§ GIVEN INFORMATION:
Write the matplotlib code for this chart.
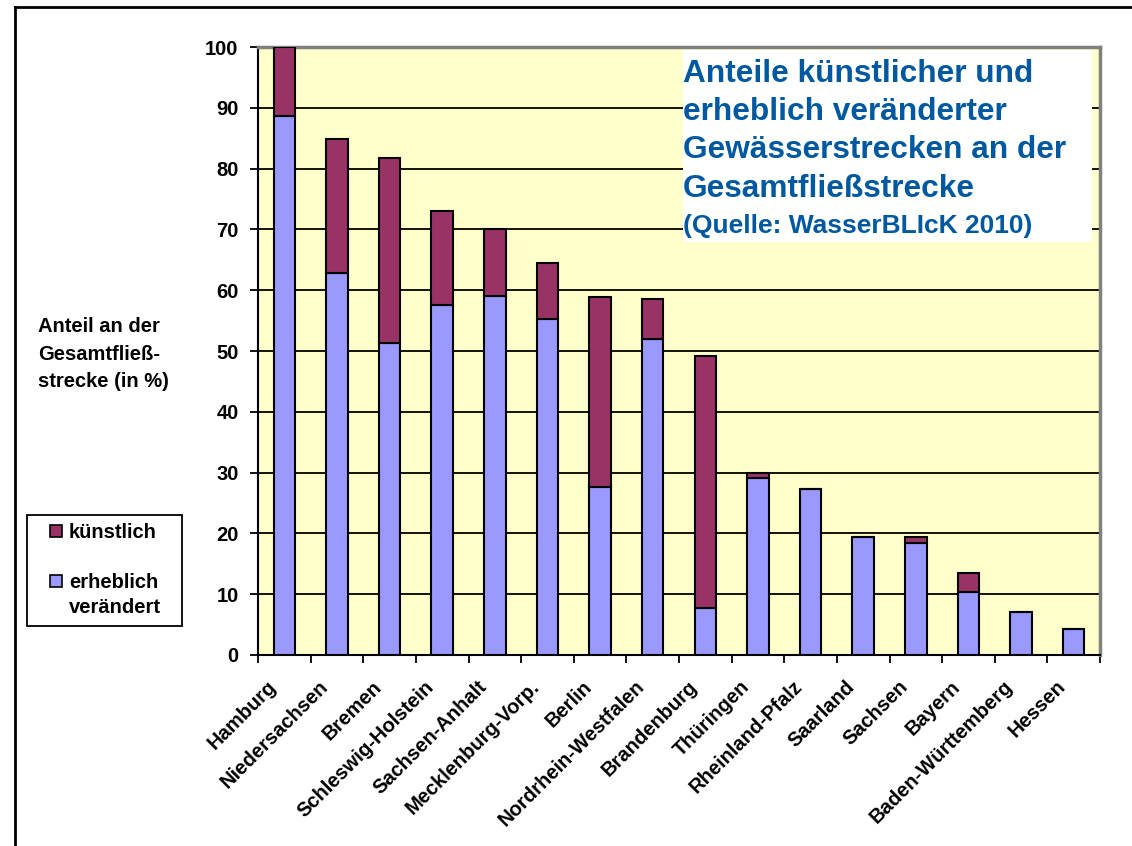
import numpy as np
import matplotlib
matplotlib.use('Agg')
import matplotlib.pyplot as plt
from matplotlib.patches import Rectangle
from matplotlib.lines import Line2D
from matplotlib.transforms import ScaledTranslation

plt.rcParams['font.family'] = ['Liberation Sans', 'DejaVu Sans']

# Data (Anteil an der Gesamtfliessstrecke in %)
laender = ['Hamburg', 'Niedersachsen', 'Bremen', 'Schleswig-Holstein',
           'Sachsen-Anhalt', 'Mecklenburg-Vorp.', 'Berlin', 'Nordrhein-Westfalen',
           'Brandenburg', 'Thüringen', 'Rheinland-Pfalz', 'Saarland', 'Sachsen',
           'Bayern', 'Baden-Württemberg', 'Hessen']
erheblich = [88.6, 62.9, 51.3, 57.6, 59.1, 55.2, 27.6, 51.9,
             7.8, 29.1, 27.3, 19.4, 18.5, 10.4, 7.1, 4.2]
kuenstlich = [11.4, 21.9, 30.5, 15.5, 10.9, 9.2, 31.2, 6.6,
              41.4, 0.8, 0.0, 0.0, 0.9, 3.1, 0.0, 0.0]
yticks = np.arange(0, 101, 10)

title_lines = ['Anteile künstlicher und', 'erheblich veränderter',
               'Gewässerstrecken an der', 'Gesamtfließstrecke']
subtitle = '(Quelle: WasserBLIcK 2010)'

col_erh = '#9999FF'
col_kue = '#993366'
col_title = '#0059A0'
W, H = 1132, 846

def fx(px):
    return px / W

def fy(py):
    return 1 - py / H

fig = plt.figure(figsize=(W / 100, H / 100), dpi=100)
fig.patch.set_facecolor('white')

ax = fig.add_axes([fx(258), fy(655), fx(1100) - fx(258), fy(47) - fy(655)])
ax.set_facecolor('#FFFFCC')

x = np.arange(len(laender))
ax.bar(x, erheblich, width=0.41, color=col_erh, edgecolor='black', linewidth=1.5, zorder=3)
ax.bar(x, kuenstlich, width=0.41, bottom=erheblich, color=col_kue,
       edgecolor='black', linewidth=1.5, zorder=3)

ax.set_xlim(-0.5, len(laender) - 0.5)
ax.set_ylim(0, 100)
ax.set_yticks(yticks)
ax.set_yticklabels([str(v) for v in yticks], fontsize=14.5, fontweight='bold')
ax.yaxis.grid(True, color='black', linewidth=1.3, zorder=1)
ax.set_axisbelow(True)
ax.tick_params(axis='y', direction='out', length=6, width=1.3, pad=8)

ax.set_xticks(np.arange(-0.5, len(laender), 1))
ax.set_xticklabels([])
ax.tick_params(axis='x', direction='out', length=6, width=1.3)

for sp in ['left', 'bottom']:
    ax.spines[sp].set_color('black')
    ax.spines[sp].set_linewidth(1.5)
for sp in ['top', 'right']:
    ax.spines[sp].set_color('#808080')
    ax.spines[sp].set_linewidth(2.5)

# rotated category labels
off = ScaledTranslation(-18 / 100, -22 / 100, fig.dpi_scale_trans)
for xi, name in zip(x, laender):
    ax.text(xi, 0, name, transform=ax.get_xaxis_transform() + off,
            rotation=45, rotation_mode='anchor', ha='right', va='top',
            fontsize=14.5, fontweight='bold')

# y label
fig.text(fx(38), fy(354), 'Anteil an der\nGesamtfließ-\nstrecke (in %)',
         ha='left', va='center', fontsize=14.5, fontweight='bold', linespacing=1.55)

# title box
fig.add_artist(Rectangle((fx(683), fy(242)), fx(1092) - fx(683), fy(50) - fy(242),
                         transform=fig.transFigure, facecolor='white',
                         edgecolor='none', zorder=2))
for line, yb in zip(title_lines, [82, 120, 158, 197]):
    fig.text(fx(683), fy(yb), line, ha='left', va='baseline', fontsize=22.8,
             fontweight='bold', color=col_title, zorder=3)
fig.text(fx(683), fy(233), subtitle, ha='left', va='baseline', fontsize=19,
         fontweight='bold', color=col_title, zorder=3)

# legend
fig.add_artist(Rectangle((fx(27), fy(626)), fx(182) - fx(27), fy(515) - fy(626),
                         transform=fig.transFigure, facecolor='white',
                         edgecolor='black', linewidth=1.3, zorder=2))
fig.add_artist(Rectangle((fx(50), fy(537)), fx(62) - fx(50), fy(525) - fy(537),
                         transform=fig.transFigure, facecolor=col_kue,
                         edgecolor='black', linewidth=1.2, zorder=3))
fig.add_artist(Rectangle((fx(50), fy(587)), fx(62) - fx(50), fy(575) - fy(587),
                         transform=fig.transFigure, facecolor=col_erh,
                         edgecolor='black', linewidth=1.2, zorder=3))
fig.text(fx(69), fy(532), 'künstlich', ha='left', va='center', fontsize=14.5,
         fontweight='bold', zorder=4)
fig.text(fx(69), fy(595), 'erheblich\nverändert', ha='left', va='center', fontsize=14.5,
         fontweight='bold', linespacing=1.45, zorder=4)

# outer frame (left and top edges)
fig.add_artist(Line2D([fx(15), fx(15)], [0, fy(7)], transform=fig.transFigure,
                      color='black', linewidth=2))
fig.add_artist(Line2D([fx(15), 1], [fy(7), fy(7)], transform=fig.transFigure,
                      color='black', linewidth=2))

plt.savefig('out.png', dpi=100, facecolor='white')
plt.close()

§ TO DO:
Leave out any pictures and return exactly the lines from the beginning of the data through the line with "plt.rcParams['font.family'] = ['Liberation", inclusive.

§ IN RESPONSE:
Write the matplotlib code for this chart.
import numpy as np
import matplotlib
matplotlib.use('Agg')
import matplotlib.pyplot as plt
from matplotlib.patches import Rectangle
from matplotlib.lines import Line2D
from matplotlib.transforms import ScaledTranslation

plt.rcParams['font.family'] = ['Liberation Sans', 'DejaVu Sans']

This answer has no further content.